山の斜面が午後の陽射しを受けまるで波打つみたいに輝いて見える。
秋深まり木々が鮮やか色づいて感傷を誘う。
車内アナウンスが流れた。
尼崎塚本間でトラックが橋桁にぶつかって線路上に障害物が散乱した。
そのため後続の列車に遅れが生じている。
四條畷での快速との待ち合わせは見送る可能性があり長尾にはこの電車が先に到着するかもしれません。
電車は四條畷駅に停車したまま長い時間待機した。
藤川神父に連絡し同窓会報の原稿を依頼したのは9月3日月曜朝のことだった。
ちょうど三ヶ月前のことになる。
君のこと、覚えているよ。
藤川神父がそう言って、わたしは嬉しかった。
電話の向こうでは中一の頃のわたしが浮かんでいるのかもしれず、わたしも中一当時の藤川神父を思い浮かべていた。
藤川神父は原稿執筆を快く引き受けてくださった。
約一時間後、原稿がFAXで送られてきた。
手書きの原稿を一言一句テキストデータに変換した作業は今思えばわたしにとって一期一会とも言えるコミュニケーションの一場面となった。

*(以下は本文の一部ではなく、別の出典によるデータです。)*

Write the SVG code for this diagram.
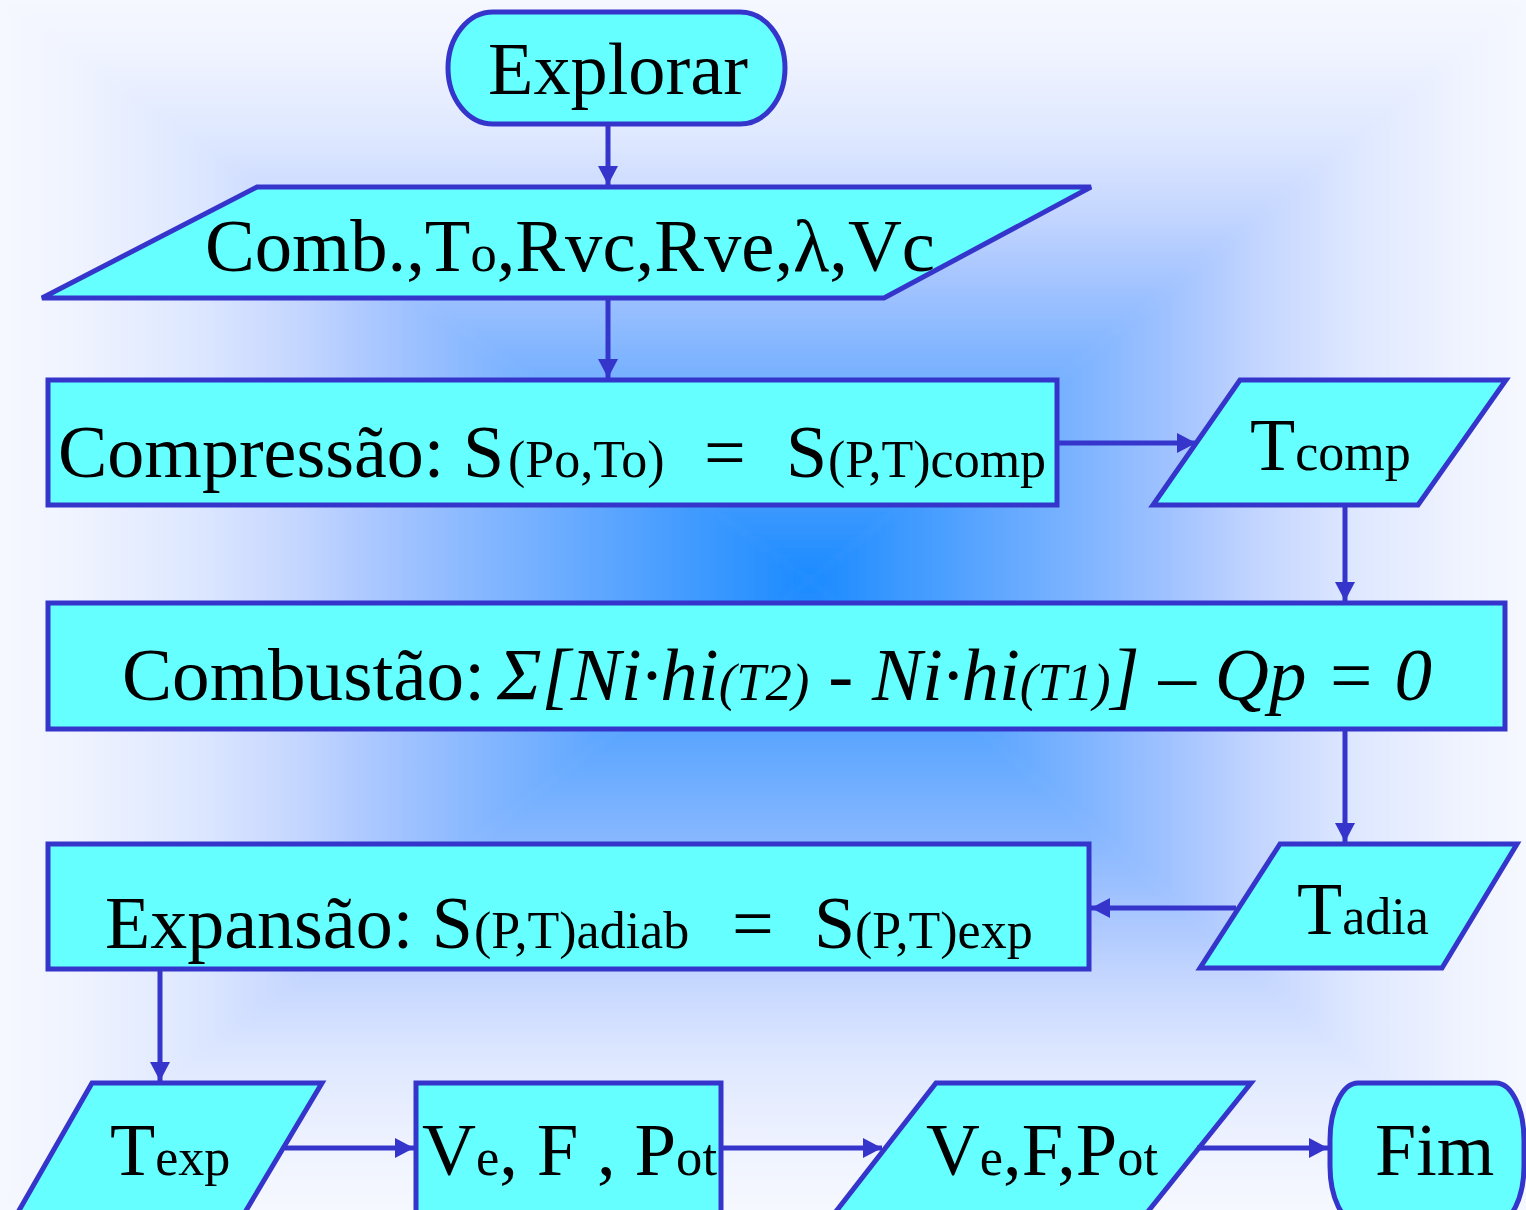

この日の朝、タコちゃんから藤川神父の訃報を知らされたとき、驚きのあまり声が出た。
まわりに人がいてその視線を感じたが、漏れ出る声は止まらなかった。
キリスト教において11月2日は死者の日とされる。
この日、逝去したすべての魂のために祈りが捧げられる。
藤川神父が神のもと召されるとすればこの日をおいて他になかったのかもしれない。
そんなことを思いながら藤川神父の帰天の報についてされる33期のラインでのやりとりを眺める。
9月16日の同窓会に藤川神父の出席は叶わなかった。
が、大浅田くんが東京まで出かけ藤川神父からのメッセージを撮影してくれた。
わたしたちにとってその映像が藤川神父の面影に触れる最期の機会となった。
同窓会を開いていてほんとうに良かった。
遠足の帰りだろうか、小学校低学年のちびっ子が手持ち無沙汰となって車両内をあちこち動きまわっている。
若い女の先生がちびっ子たちを追いかけて、まるで鬼ごっこしているみたいに見えて微笑ましい。
結局、電車は快速を待たず先に出発することになった。
電車が動き出した途端、それが合図であったみたいにちびっ子たちは行儀よく座席に戻った。
11月3日に大阪星光ではスクールフェアが催される。
毎年同日に物故者ミサが行われる。
昨年の司祭は藤川神父だった。
その司祭が今年のミサにおいて祈りを捧げられるのだと思うと寂しい。
まもなく河内磐船駅に到着し電車を降りた。
西陽射す方に向いて歩くが、時を追うごと、風が一段と冷たさを増していた。
季節は暮れて、冬が訪れようとしていた。